Although Hezbollah did not identify the weapon, the strike profile described is broadly consistent with systems derived from the Iranian Noor or Ghader anti-ship missile families.
Those missiles are themselves derived from the Chinese C-802 design and are capable of sea-skimming flight profiles intended to evade naval radar and missile defences.
The Noor anti-ship missile is generally assessed to possess a range exceeding 120 kilometres, while the Ghader reportedly extends that engagement envelope significantly further.
A missile launched from southern Lebanon toward a vessel approximately 70 nautical miles offshore would therefore fall within the operational reach of several Iranian-supplied systems.
Hezbollah previously demonstrated a limited anti-ship capability during the 2006 Lebanon war, when an Israeli corvette was struck off Beirut by a coastal missile.
The latest claim therefore suggests Hezbollah may now be attempting to re-establish deterrence at sea by threatening not only Israeli naval operations but wider coalition maritime deployments.
HMS Dragon and RFA Lyme Bay Represent Very Different Strategic Targets
The two British vessels reportedly mentioned in regional speculation possess entirely different military functions, meaning the strategic implications would vary significantly depending upon which ship was targeted.
HMS Dragon is a frontline Type 45 guided-missile destroyer designed specifically to defend task groups against aircraft, cruise missiles and increasingly sophisticated unmanned aerial threats.
The destroyer displaces roughly 8,000 tonnes and normally carries a crew exceeding 190 personnel, giving any successful strike against it major political consequences.
RFA Lyme Bay, by contrast, is an auxiliary Bay-class landing ship primarily used for logistics, amphibious support and humanitarian transport rather than frontline naval combat.
The vessel had reportedly been placed on heightened readiness earlier in March following deteriorating security conditions across the eastern Mediterranean and Cyprus approaches.
Unlike HMS Dragon, RFA Lyme Bay lacks a sophisticated layered air-defence system and would therefore represent a more vulnerable target against a surprise anti-ship missile attack.
If Hezbollah inadvertently struck an auxiliary vessel rather than a destroyer, the incident would expose serious weaknesses in Britain’s regional force protection posture.
Conversely, if HMS Dragon was indeed targeted but remained unharmed as British officials insist, the episode may still demonstrate that Hezbollah is actively tracking high-value NATO warships.
Britain’s Denial Leaves a Dangerous Information Gap Across the Region
British officials have publicly denied that HMS Dragon was attacked, struck or damaged, but noticeably avoided issuing similarly explicit statements regarding RFA Lyme Bay.
That omission has fuelled continued speculation because governments frequently withhold immediate operational details during evolving military incidents occurring within contested environments.

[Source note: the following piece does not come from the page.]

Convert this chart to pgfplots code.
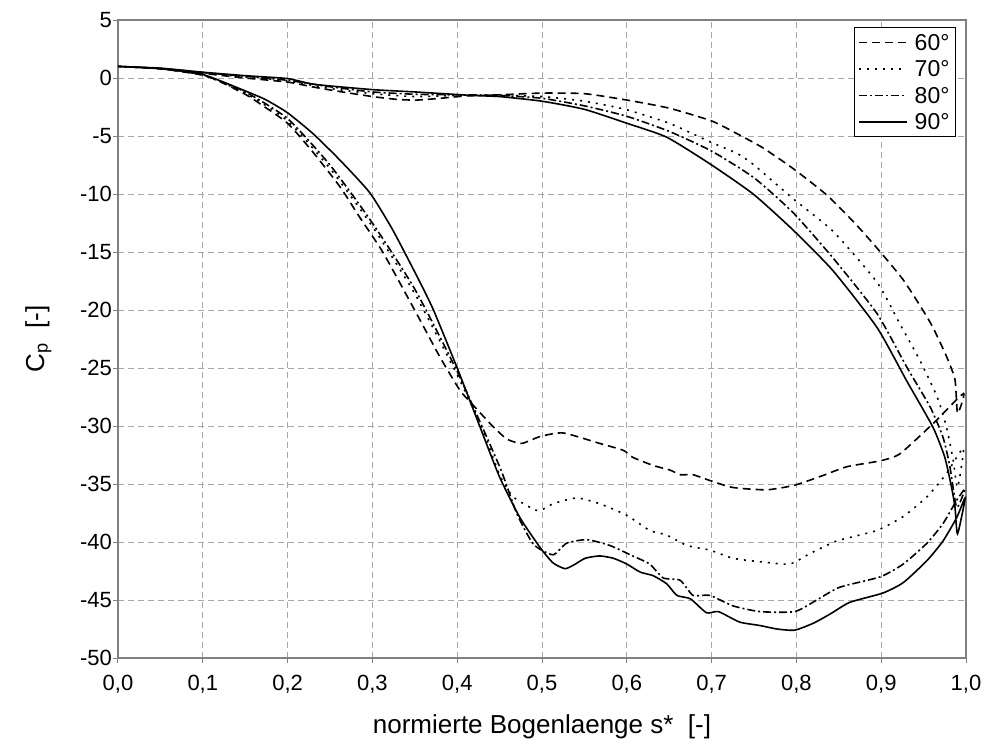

British media reports characterised the story as an unverified social-media rumour, yet those reports still relied upon official confirmation involving only HMS Dragon.
No photographs, satellite imagery, distress signals or maritime tracking anomalies have yet emerged publicly to verify damage to any British vessel.
Equally, Hezbollah has not released video footage, targeting imagery or post-strike evidence supporting its claim of a direct hit against an Israeli warship.
That absence of independently verifiable evidence means the available information remains highly fragmentary, requiring equal scepticism toward both Hezbollah’s claims and official denials.
Israeli broadcaster N14 framed the event as a case of mistaken identity, but Israeli officials themselves have not publicly confirmed that a British ship was struck.
The resulting information vacuum is strategically dangerous because it allows competing actors to shape narratives while naval forces continue operating under heightened alert conditions.
The Incident Signals a New Maritime Escalation in the Eastern Mediterranean
Regardless of whether a British ship was actually damaged, Hezbollah’s announcement demonstrates that the organisation is now openly willing to target warships operating far offshore.
That shift significantly broadens the eastern Mediterranean battlespace by placing British, Israeli and potentially other allied naval forces within Hezbollah’s declared engagement zone.
The timing is especially significant because the claim emerged shortly after earlier drone strikes against RAF Akrotiri and growing fears of broader regional escalation.
Britain has already reinforced regional deployments to protect its military infrastructure in Cyprus, including RAF aircraft, intelligence assets and Royal Navy vessels.
Any successful attack against a British platform would therefore risk triggering wider military responses, including additional naval deployments, maritime exclusion zones and retaliatory operations.
For Hezbollah, even an accidental strike against a British vessel would carry both operational advantages and severe strategic risks, simultaneously demonstrating capability while potentially inviting direct British involvement.
For Britain and its regional partners, the episode highlights how rapidly overlapping military deployments can generate unintended escalation through misidentification, miscalculation and fragmented intelligence.
Whether the target was HMS Dragon, RFA Lyme Bay or no British vessel at all, the eastern Mediterranean has unmistakably become a maritime theatre where a single missile could ignite a far wider war.